Jeremy Vine says Welsh language tweet was ‘misconstrued’

BBC radio host Jeremy Vine has been accused of “insulting” the Welsh after a Twitter comment which critics claimed appeared to suggest people in Wales should speak English instead of their mother tongue.

Published
Presenter Jeremy Vine

Earlier this year he’d interviewed a man from Pontypridd in South Wales who’d declared about Welsh: “I don’t want to speak it, it’s a horrible language.

“If you go into any pub in west Wales, or North Wales, they’re all there speaking English.
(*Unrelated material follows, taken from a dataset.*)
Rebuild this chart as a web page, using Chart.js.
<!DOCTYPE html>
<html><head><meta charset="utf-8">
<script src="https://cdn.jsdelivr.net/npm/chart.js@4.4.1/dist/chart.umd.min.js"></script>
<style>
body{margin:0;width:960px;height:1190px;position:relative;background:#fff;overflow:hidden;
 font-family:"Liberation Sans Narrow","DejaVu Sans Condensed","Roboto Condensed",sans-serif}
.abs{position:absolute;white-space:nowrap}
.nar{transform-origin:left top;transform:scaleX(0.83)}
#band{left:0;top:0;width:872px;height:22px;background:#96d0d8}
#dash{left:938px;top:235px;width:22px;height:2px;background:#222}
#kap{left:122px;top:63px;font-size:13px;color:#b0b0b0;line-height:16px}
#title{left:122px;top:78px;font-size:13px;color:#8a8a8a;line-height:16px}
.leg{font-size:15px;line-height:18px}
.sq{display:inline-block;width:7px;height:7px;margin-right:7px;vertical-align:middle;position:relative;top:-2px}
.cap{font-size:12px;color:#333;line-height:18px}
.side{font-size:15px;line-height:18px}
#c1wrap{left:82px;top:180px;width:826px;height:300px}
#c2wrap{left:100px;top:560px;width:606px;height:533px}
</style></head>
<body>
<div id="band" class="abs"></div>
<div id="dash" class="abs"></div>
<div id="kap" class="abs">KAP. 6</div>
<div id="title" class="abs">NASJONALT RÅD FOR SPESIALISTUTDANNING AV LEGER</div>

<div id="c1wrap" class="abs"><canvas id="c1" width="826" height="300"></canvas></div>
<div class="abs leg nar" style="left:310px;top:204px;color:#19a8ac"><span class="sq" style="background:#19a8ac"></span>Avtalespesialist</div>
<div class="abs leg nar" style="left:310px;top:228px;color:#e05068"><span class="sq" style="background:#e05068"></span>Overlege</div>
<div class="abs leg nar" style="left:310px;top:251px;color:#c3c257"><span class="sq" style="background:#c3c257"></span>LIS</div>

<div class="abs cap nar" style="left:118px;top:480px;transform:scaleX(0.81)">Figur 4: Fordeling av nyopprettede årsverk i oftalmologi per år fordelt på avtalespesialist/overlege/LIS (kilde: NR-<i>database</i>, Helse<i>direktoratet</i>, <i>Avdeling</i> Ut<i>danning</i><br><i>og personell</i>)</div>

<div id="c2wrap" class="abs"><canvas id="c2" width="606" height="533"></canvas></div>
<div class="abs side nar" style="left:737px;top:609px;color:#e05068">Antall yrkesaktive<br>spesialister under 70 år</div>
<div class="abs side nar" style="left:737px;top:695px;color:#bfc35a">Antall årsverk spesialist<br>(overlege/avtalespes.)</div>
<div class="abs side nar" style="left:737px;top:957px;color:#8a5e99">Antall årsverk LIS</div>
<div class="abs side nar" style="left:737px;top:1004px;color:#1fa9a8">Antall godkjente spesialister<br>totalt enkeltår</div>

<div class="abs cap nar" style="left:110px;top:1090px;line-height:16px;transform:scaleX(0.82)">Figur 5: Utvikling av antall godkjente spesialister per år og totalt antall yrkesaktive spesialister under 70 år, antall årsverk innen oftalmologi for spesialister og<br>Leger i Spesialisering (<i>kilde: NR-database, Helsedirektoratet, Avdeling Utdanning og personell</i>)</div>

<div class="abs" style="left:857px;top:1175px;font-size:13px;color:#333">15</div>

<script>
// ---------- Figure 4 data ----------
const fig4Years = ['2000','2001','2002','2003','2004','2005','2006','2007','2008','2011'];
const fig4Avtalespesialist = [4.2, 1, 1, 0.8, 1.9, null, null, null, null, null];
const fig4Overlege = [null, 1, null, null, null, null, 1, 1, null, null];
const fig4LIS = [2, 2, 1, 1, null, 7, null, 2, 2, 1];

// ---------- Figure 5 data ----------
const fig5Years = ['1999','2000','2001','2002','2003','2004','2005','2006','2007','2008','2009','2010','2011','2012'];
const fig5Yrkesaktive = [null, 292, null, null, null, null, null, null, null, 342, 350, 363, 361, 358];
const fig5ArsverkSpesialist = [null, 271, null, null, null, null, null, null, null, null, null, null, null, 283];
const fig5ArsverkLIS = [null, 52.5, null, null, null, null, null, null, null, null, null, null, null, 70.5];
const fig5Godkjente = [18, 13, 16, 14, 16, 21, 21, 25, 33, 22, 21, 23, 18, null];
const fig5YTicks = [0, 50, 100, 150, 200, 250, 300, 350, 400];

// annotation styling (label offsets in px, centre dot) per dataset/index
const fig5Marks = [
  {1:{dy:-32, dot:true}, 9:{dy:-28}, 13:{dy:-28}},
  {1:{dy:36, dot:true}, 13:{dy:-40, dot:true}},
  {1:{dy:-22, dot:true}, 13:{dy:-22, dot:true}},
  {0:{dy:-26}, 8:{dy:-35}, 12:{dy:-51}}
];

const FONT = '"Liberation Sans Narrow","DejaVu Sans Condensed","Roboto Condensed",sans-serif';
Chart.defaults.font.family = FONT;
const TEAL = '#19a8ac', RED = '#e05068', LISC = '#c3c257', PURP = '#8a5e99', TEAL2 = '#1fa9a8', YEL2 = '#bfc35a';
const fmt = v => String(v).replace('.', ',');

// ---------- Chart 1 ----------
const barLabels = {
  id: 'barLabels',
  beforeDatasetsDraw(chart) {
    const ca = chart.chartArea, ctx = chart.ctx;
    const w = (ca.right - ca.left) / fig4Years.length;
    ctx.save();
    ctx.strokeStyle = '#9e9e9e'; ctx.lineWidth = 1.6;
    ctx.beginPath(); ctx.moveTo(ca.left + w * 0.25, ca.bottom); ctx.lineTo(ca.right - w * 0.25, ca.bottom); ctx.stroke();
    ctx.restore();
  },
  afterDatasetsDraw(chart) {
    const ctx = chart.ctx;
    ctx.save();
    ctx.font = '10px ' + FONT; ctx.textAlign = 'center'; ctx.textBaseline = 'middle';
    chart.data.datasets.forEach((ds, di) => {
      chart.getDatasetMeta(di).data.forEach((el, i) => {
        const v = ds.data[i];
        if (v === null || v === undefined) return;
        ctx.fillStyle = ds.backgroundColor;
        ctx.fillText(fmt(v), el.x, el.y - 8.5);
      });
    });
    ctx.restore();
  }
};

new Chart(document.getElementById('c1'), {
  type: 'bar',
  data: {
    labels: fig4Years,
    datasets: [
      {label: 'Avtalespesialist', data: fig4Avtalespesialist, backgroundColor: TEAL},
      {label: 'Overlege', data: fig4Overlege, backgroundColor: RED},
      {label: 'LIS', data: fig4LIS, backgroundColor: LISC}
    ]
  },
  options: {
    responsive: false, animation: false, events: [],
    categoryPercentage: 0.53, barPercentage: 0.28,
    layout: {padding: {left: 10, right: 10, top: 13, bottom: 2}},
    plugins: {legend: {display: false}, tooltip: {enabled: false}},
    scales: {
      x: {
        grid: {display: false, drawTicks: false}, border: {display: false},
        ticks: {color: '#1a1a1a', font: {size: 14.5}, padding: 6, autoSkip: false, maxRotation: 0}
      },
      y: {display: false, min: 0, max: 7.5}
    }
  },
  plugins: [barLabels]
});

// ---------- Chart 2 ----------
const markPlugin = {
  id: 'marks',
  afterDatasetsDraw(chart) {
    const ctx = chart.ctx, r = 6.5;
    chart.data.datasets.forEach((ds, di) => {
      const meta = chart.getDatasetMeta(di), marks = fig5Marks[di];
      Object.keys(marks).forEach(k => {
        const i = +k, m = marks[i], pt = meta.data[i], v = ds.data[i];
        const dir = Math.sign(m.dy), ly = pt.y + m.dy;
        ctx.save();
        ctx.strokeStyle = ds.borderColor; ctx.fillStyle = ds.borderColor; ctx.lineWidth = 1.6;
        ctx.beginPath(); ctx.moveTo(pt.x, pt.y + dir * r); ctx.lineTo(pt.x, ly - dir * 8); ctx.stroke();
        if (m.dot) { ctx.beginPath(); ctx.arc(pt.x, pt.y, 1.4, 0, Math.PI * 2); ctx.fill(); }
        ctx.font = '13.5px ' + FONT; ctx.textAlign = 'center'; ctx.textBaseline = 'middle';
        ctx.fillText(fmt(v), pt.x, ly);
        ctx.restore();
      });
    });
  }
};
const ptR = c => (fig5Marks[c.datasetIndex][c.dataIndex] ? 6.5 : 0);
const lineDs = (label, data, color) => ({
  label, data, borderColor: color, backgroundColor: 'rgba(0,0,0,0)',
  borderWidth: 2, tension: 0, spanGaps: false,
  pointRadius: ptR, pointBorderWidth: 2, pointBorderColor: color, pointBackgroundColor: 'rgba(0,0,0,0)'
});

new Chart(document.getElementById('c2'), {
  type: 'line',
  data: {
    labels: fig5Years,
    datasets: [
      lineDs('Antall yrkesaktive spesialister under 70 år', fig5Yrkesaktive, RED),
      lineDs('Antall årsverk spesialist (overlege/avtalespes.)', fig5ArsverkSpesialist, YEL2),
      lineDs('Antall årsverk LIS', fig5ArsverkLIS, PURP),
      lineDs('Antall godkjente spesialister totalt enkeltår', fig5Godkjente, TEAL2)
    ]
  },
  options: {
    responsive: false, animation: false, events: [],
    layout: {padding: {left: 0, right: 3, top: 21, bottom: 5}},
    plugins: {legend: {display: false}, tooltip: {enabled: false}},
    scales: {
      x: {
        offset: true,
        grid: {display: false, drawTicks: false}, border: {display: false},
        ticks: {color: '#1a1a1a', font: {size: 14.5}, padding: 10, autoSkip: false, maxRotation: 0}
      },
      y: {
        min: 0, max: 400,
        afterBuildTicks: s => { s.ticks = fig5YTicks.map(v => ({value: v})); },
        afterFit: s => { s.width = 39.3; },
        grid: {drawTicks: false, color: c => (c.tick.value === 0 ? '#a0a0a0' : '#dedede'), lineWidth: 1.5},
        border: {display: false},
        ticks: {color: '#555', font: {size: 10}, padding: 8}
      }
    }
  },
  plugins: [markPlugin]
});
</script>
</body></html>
As soon as they hear my accent, they start changing into Welsh, so we can’t understand them.”

But an infuriated Twitter user had criticised the recent Radio 2 review of the year for again giving air time “to the tired old trope about ‘walking into a pub and people switching to English(sic)’.” It was branded “nonsense.”

A further furore then erupted when Jeremy Vine’s official Twitter feed responded to a message, which compared speaking the Welsh language in Wales to using French in France, by asking: "Is France in the UK?” The tweet has since been deleted.
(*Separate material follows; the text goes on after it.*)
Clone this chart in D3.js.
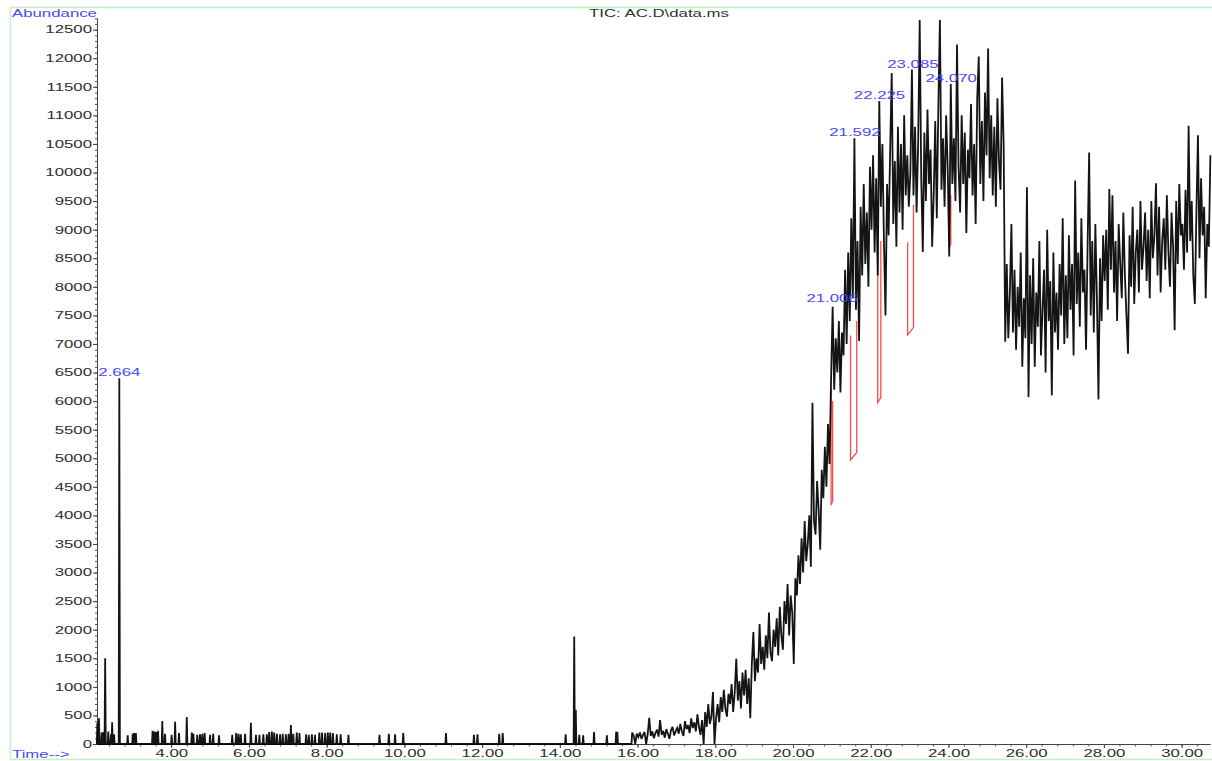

Replying to a Twitter user who suggested the presenter apologised or explained the tweet, Vine insisted :”My tweet was misconstrued! I was pointing out that the listener on my show who complained about people not speaking English to him in Wales was not quite the same as a Brit in Paris who complains no-one speaks English there. Didn’t mean to offend.”

Understand

Plaid Cymru Welsh Assembly member Sian Gwenllian, whose Arfon constituency is in the Welsh-speaking heartland of north-west Wales, invited Vine to visit the area “so that you can understand what it means to live in a community where Welsh is the day-to-day medium of communication.”
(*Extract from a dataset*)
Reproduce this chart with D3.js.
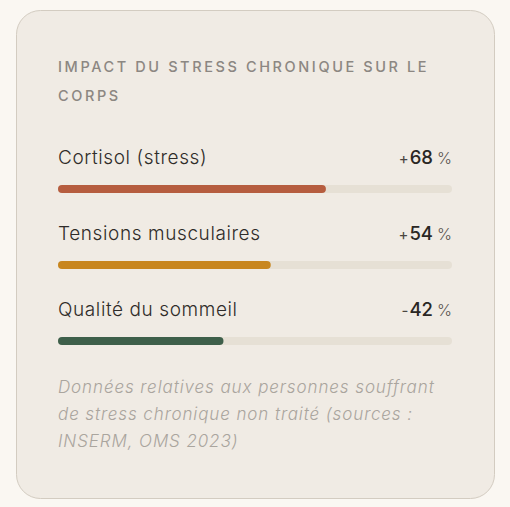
<!DOCTYPE html>
<html>
<head>
<meta charset="utf-8">
<script src="https://cdn.jsdelivr.net/npm/d3@7"></script>
<style>
  html, body { margin: 0; padding: 0; background: #faf7f2; }
  svg { display: block; }
</style>
</head>
<body>
<script>
// chart data
let categories = ["Cortisol (stress)", "Tensions musculaires", "Qualité du sommeil"]
let values = [68, 54, 42]
let signs = ["+", "+", "-"]
let colors = ["#b65d3f", "#c8861f", "#3e5f4a"]
let titleLines = ["IMPACT DU STRESS CHRONIQUE SUR LE", "CORPS"]
let noteLines = ["Données relatives aux personnes souffrant",
                 "de stress chronique non traité (sources :",
                 "INSERM, OMS 2023)"]

let width = 510
let height = 507
let left = 58
let right = 452

let svg = d3.select("body")
            .append("svg")
            .attr("width", width)
            .attr("height", height)

// card
svg.append("rect")
    .attr("x", 16.5)
    .attr("y", 10.5)
    .attr("width", 478)
    .attr("height", 488)
    .attr("rx", 24)
    .attr("fill", "#f0ebe4")
    .attr("stroke", "#d3ccc1")

// title
svg.selectAll(".title")
    .data(titleLines)
    .enter()
    .append("text")
    .attr("class", "title")
    .attr("x", left)
    .attr("y", (d, i) => 72 + i * 29)
    .style("font-family", "Inter")
    .style("font-size", "14.5px")
    .style("font-weight", 500)
    .style("letter-spacing", "2.6px")
    .attr("fill", "#8c8782")
    .text(d => d)

let xScale = d3.scaleLinear()
                .domain([0, 100])
                .range([left, right])

let yScale = d3.scaleBand()
                .domain(categories)
                .range([140, 368])

let rows = svg.selectAll(".row")
                .data(categories)
                .enter()
                .append("g")
                .attr("class", "row")
                .attr("transform", d => "translate(0," + yScale(d) + ")")

rows.append("text")
    .attr("x", left)
    .attr("y", 24)
    .style("font-family", "Inter")
    .style("font-size", "19px")
    .style("font-weight", 300)
    .style("letter-spacing", "0.6px")
    .attr("fill", "#2f2c29")
    .text(d => d)

let val = rows.append("text")
    .attr("x", right)
    .attr("y", 24)
    .attr("text-anchor", "end")
    .style("font-family", "Inter")
    .attr("fill", "#2a2724")

val.append("tspan")
    .style("font-size", "15px")
    .attr("fill", "#4a4541")
    .text((d, i) => signs[i])
val.append("tspan")
    .attr("dx", 1)
    .style("font-size", "18.5px")
    .style("font-weight", 500)
    .text((d, i) => values[i])
val.append("tspan")
    .style("font-size", "16px")
    .style("font-weight", 300)
    .attr("fill", "#5a5550")
    .attr("dx", 4)
    .text("%")

// track
rows.append("rect")
    .attr("x", xScale(0))
    .attr("y", 45)
    .attr("width", xScale(100) - xScale(0))
    .attr("height", 8)
    .attr("rx", 4)
    .attr("fill", "#e6e0d5")

// value bar
rows.append("rect")
    .attr("x", xScale(0))
    .attr("y", 45)
    .attr("width", (d, i) => xScale(values[i]) - xScale(0))
    .attr("height", 8)
    .attr("rx", 4)
    .attr("fill", (d, i) => colors[i])

// note
svg.selectAll(".note")
    .data(noteLines)
    .enter()
    .append("text")
    .attr("class", "note")
    .attr("x", left)
    .attr("y", (d, i) => 393 + i * 27)
    .style("font-family", "Inter")
    .style("font-size", "17px")
    .style("font-style", "italic")
    .style("font-weight", 300)
    .style("letter-spacing", "0.9px")
    .attr("fill", "#aaa59e")
    .text(d => d)
</script>
</body>
</html>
She declared online: ”Perhaps then you will see why your recent remark about the Welsh language is profoundly insulting to our identity, culture and way of life.”

The politician claimed the “obvious and dangerous” implication was that “English is the language that should be spoken in the UK. Other languages don’t belong here.”

However, the presenter told her it wasn’t what he meant. He added :”There is nothing better than diversity of language and of everything. I was arguing against an analogy and not doing it very well.”

Yesterday a fan of Vine’s radio show from Conwy said :”The Welsh mustn’t be seen to lack a sense of humour. There are always language zealots who seem to be easily offended.”